My visit to Serbia is short. I now limit myself to the northern part. Later I come back for the southern part
The border crossing with Bosnia and Herzegovina goes very smooth.
I’m immediately confronted with the super slim minarets of mosques. Inherited from the Ottomans in bygone times. It seems to me that the prayer call is hardly noticeable. This time I am not awakened at 4 o’clock by the muezzin who has his speakers at volume 10, as in other Muslim countries.
Travelling through the country, I experience the population as pleasant. But concealed, the differences between Serves, Croats and Bosniaks are still present. You sometimes see Serbian, Croatian or Bosnian flags. There are a lot of abandoned houses with many bullet holes.
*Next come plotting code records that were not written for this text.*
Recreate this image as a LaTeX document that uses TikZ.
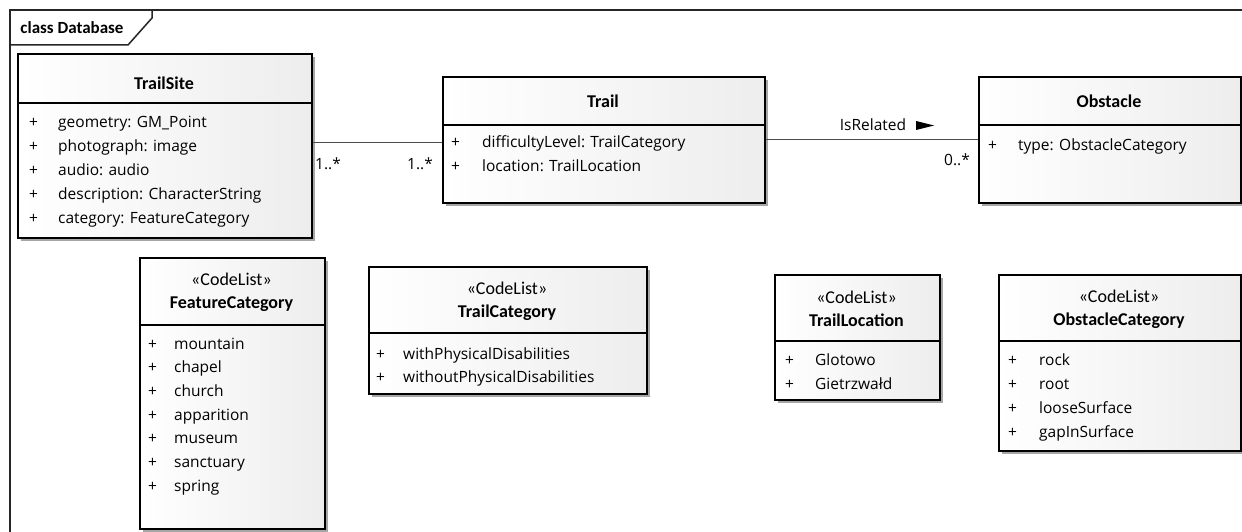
\documentclass[tikz,border=0pt]{standalone}
\usepackage{fontspec}
\setmainfont{Carlito}
\newfontfamily\attrfont{Open Sans}
\usetikzlibrary{shadows}
\newcommand{\attrrows}[2]{\begin{tabular}[t]{@{}p{#1pt}@{}l@{}}#2\end{tabular}}
\tikzset{
  cbox/.style={draw=black, line width=1.8pt, anchor=north west, inner sep=0pt,
    left color=white, right color=black!7,
    drop shadow={shadow xshift=3pt, shadow yshift=-3pt, fill=black!35, opacity=1}},
  sepline/.style={line width=1.6pt},
  ttl/.style={font=\fontsize{18}{23}\selectfont, inner sep=0pt, align=center},
  bttl/.style={font=\fontsize{18}{23}\selectfont\bfseries, inner sep=0pt, align=center},
  attrs/.style={font=\attrfont\fontsize{15.5}{24}\selectfont, inner sep=0pt, anchor=base west},
  mult/.style={font=\attrfont\fontsize{15.5}{18}\selectfont, inner sep=0pt},
  assoc/.style={line width=1.1pt, draw=black!70},
  frameline/.style={line width=1.5pt, draw=black!85},
}
\begin{document}
\begin{tikzpicture}[x=1pt,y=-1pt]
\useasboundingbox (0,0) rectangle (1242,532);
\fill[white] (0,0) rectangle (1242,532);
% frame
\draw[frameline] (1242,10) -- (10,10) -- (10,532);
\draw[frameline] (10,45) -- (128,45) -- (152,18) -- (152,10);
\node[bttl, font=\fontsize{17}{20}\selectfont\bfseries] (framelabel) at (72,28) {class Database};

% TrailSite
\node[cbox, minimum width=294pt, minimum height=184pt] (trailsite) at (17,53) {};
\draw[sepline] (17,103) -- (311,103);
\node[bttl] (trailsiteT) at (164,83) {TrailSite};
\node[attrs] (trailsiteA) at (29,128) {\attrrows{29}{+ & geometry: GM\_Point\\ + & photograph: image\\ + & audio: audio\\ + & description: CharacterString\\ + & category: FeatureCategory}};

% Trail
\node[cbox, minimum width=322pt, minimum height=126pt] (trail) at (442,76) {};
\draw[sepline] (442,125) -- (764,125);
\node[bttl] (trailT) at (603,101) {Trail};
\node[attrs] (trailA) at (451,148) {\attrrows{31}{+ & difficultyLevel: TrailCategory\\ + & location: TrailLocation}};

% Obstacle
\node[cbox, minimum width=262pt, minimum height=126pt] (obstacle) at (978,76) {};
\draw[sepline] (978,125) -- (1240,125);
\node[bttl] (obstacleT) at (1109,101) {Obstacle};
\node[attrs] (obstacleA) at (988,150) {\attrrows{30}{+ & type: ObstacleCategory}};

% FeatureCategory
\node[cbox, minimum width=185pt, minimum height=271pt] (featurecat) at (139,257) {};
\draw[sepline] (139,325) -- (324,325);
\node[ttl] (featurecatT) at (231.5,292.5) {«CodeList»\\\textbf{FeatureCategory}};
\node[attrs, font=\attrfont\fontsize{15.5}{23.7}\selectfont] (featurecatA) at (148,349) {\attrrows{26}{+ & mountain\\ + & chapel\\ + & church\\ + & apparition\\ + & museum\\ + & sanctuary\\ + & spring}};

% TrailCategory
\node[cbox, minimum width=278pt, minimum height=127pt] (trailcat) at (368,266) {};
\draw[sepline] (368,333) -- (646,333);
\node[ttl] (trailcatT) at (507,301) {«CodeList»\\\textbf{TrailCategory}};
\node[attrs, font=\attrfont\fontsize{15.5}{23}\selectfont] (trailcatA) at (376,359) {\attrrows{27}{+ & withPhysicalDisabilities\\ + & withoutPhysicalDisabilities}};

% TrailLocation
\node[cbox, minimum width=165pt, minimum height=125pt] (trailloc) at (774,274) {};
\draw[sepline] (774,341) -- (939,341);
\node[ttl] (traillocT) at (856.5,309) {«CodeList»\\\textbf{TrailLocation}};
\node[attrs] (traillocA) at (785,365) {\attrrows{30}{+ & Glotowo\\ + & Gietrzwałd}};

% ObstacleCategory
\node[cbox, minimum width=242pt, minimum height=176pt] (obstcat) at (998,274) {};
\draw[sepline] (998,341) -- (1240,341);
\node[ttl] (obstcatT) at (1119,309) {«CodeList»\\\textbf{ObstacleCategory}};
\node[attrs] (obstcatA) at (1008,365) {\attrrows{31}{+ & rock\\ + & root\\ + & looseSurface\\ + & gapInSurface}};

% associations
\draw[assoc] ([yshift=3pt]trailsite.east) -- ([yshift=3pt]trailsite.east -| trail.west);
\draw[assoc] (trail.east) -- (obstacle.west);
\node[mult] (m1) at (328,164) {1..*};
\node[mult] (m2) at (420,164) {1..*};
\node[mult] (m3) at (957,160) {0..*};
\node[mult] (isrel) at (873,125) {IsRelated};
\fill (916,121) -- (934,125.5) -- (916,130) -- cycle;
\end{tikzpicture}
\end{document}
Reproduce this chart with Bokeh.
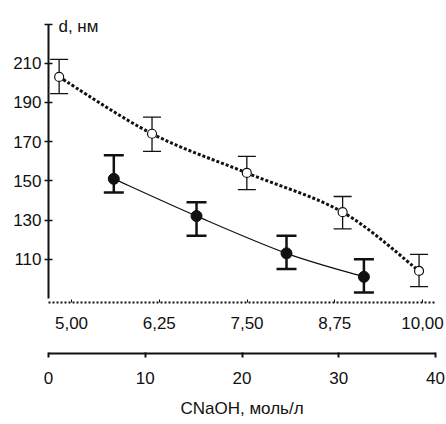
import numpy as np
from bokeh.plotting import figure
from bokeh.models import (Range1d, LinearAxis, FixedTicker, Whisker, TeeHead,
                          ColumnDataSource, Label)
from bokeh.embed import file_html
from bokeh.resources import INLINE

# ---- data ----
open_x = [1.1, 10.7, 20.5, 30.4, 38.3]
open_d = [203, 174, 154, 134, 104]
open_lo = [194.5, 165, 145.5, 125.5, 96]
open_hi = [212, 182.5, 162.5, 142, 112.5]

filled_x = [6.75, 15.3, 24.6, 32.6]
filled_d = [151, 132, 113, 101]
filled_lo = [144, 122, 105, 93]
filled_hi = [163, 139, 122, 110]

y_ticks = [110, 130, 150, 170, 190, 210, 230]
y_tick_labels = ["110", "130", "150", "170", "190", "210", ""]
top_ticks = [5.0, 6.25, 7.5, 8.75, 10.0]
top_tick_labels = ["5,00", "6,25", "7,50", "8,75", "10,00"]
bottom_ticks = [0, 10, 20, 30, 40]
x_title = "CNaOH, моль/л"
y_title = "d, нм"

FONT = "Liberation Sans"
INK = "#111111"
FS = "17px"


def catmull_bezier(xs, ys):
    px = np.asarray(xs, float)
    py = np.asarray(ys, float)
    n = len(px)
    ex = np.concatenate([[px[0]], px, [px[-1]]])
    ey = np.concatenate([[py[0]], py, [py[-1]]])
    return dict(
        x0=px[:-1], y0=py[:-1], x1=px[1:], y1=py[1:],
        cx0=ex[1:n] + (ex[2:n + 1] - ex[0:n - 1]) / 6.0,
        cy0=ey[1:n] + (ey[2:n + 1] - ey[0:n - 1]) / 6.0,
        cx1=ex[2:n + 1] - (ex[3:n + 2] - ex[1:n]) / 6.0,
        cy1=ey[2:n + 1] - (ey[3:n + 2] - ey[1:n]) / 6.0,
    )


p = figure(width=446, height=424, output_backend="svg", toolbar_location=None,
           x_range=Range1d(0, 40), y_range=Range1d(87.91, 240.97),
           x_axis_location=None, title=None,
           min_border_left=48, min_border_right=11, min_border_top=2,
           min_border_bottom=122)
p.outline_line_color = None
p.grid.visible = False
p.background_fill_color = "white"
p.border_fill_color = "white"

# ---- y axis ----
ya = p.yaxis[0]
ya.ticker = FixedTicker(ticks=y_ticks)
ya.major_label_overrides = {t: l for t, l in zip(y_ticks, y_tick_labels)}
ya.bounds = (90, 230)
ya.axis_line_width = 2
ya.axis_line_color = INK
ya.major_tick_in = 4
ya.major_tick_out = 4
ya.major_tick_line_width = 1.5
ya.major_tick_line_color = INK
ya.minor_tick_line_color = None
ya.major_label_standoff = 3
ya.major_label_text_font = FONT
ya.major_label_text_font_size = FS
ya.major_label_text_color = INK

# ---- upper (dotted) x axis: concentration scale ----
p.extra_x_ranges = {"conc": Range1d(4.672, 10.185)}
ua = LinearAxis(x_range_name="conc", ticker=FixedTicker(ticks=top_ticks))
ua.major_label_overrides = {t: l for t, l in zip(top_ticks, top_tick_labels)}
ua.axis_line_width = 2
ua.axis_line_dash = "2 2"
ua.axis_line_color = INK
ua.major_tick_in = 3
ua.major_tick_out = 0
ua.major_tick_line_color = INK
ua.minor_tick_line_color = None
ua.major_label_standoff = 14
ua.major_label_text_font = FONT
ua.major_label_text_font_size = FS
ua.major_label_text_color = INK
ua.axis_label = " "
ua.axis_label_text_font_size = "10px"
ua.axis_label_standoff = 8
p.add_layout(ua, "below")

# ---- lower x axis ----
la = LinearAxis(ticker=FixedTicker(ticks=bottom_ticks))
la.axis_line_width = 2
la.axis_line_color = INK
la.major_tick_in = 1
la.major_tick_out = 4
la.major_tick_line_width = 2
la.major_tick_line_color = INK
la.minor_tick_line_color = None
la.major_label_standoff = 14
la.major_label_text_font = FONT
la.major_label_text_font_size = FS
la.major_label_text_color = INK
la.axis_label = x_title
la.axis_label_text_font = FONT
la.axis_label_text_font_size = FS
la.axis_label_text_font_style = "normal"
la.axis_label_text_color = INK
la.axis_label_standoff = 12
p.add_layout(la, "below")

# ---- y title ----
p.add_layout(Label(x=1.03, y=228.7, text=y_title, text_font=FONT,
                   text_font_size=FS, text_color=INK,
                   text_baseline="alphabetic", text_align="left"))

# ---- open series (dotted curve) ----
osrc = ColumnDataSource(dict(x=open_x, d=open_d, lo=open_lo, hi=open_hi))
p.add_layout(Whisker(source=osrc, base="x", lower="lo", upper="hi",
                     dimension="height", line_width=1.3, line_color=INK,
                     upper_head=TeeHead(size=18, line_width=1.3, line_color=INK),
                     lower_head=TeeHead(size=18, line_width=1.3, line_color=INK)))
p.bezier(source=ColumnDataSource(catmull_bezier(open_x, open_d)),
         x0="x0", y0="y0", x1="x1", y1="y1", cx0="cx0", cy0="cy0",
         cx1="cx1", cy1="cy1", line_color=INK, line_width=3, line_dash="3 2")
p.scatter(x="x", y="d", source=osrc, size=9, marker="circle",
          fill_color="white", line_color=INK, line_width=1.2)

# ---- filled series (solid curve) ----
fsrc = ColumnDataSource(dict(x=filled_x, d=filled_d, lo=filled_lo, hi=filled_hi))
p.add_layout(Whisker(source=fsrc, base="x", lower="lo", upper="hi",
                     dimension="height", line_width=2.5, line_color=INK,
                     upper_head=TeeHead(size=20, line_width=2.5, line_color=INK),
                     lower_head=TeeHead(size=20, line_width=2.5, line_color=INK)))
p.bezier(source=ColumnDataSource(catmull_bezier(filled_x, filled_d)),
         x0="x0", y0="y0", x1="x1", y1="y1", cx0="cx0", cy0="cy0",
         cx1="cx1", cy1="cy1", line_color=INK, line_width=1.2)
p.scatter(x="x", y="d", source=fsrc, size=11, marker="circle",
          fill_color=INK, line_color=INK)

open("out.html", "w").write(file_html(p, INLINE))
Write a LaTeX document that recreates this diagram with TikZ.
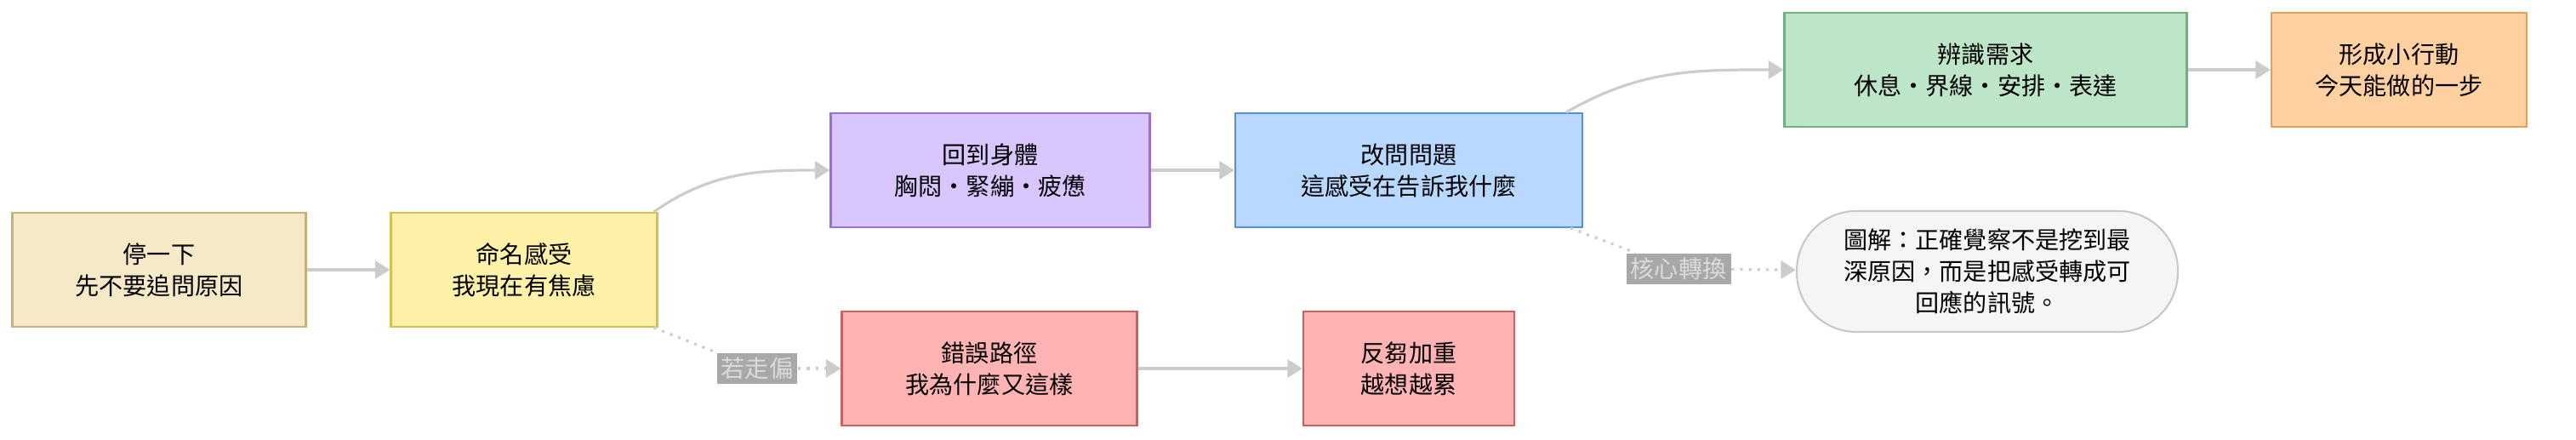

If you look at the beautiful surroundings you can not believe it. It looks so peaceful.
Via Jajce I travel to the Croatian border where I have my first rafting experience on the Una (or Sava) river. Although the river is not as wild as in spring, it is especially the waterfalls that make the trip an experience.
Just across the border, in Croatia, I visit the Plitvice Lakes National Park. An extensive area with turquoise lakes and waterfalls. The entrance fee is quite high, but it is worth it. The lakes and waterfalls are connected by footpaths and plankwalks. There are free electric boatconnections across the lakes and also a free shuttle to the main hubs. You need a full day and start early, because from 10 o’clock the area will be crowded with tourists. My trip through Croatia takes place in high season, the holiday season in Europe.
The planning for coming weeks will look something like this: After a tour around Slovenia, I will return to Croatia. Starting in Istria and southwards along the coast towards Dubrovnik, I’ll take a detour to southern Bosnia-Herzegovina, where Mostar and Sarajevo, especially, are on my list. Then cross to the southern part of Serbia where there is also a lot of beautiful things to see. Thereafter, Kosovo, Montenegro, Albania and Macedonia follow. In short, the zig-zag route continues in the same way.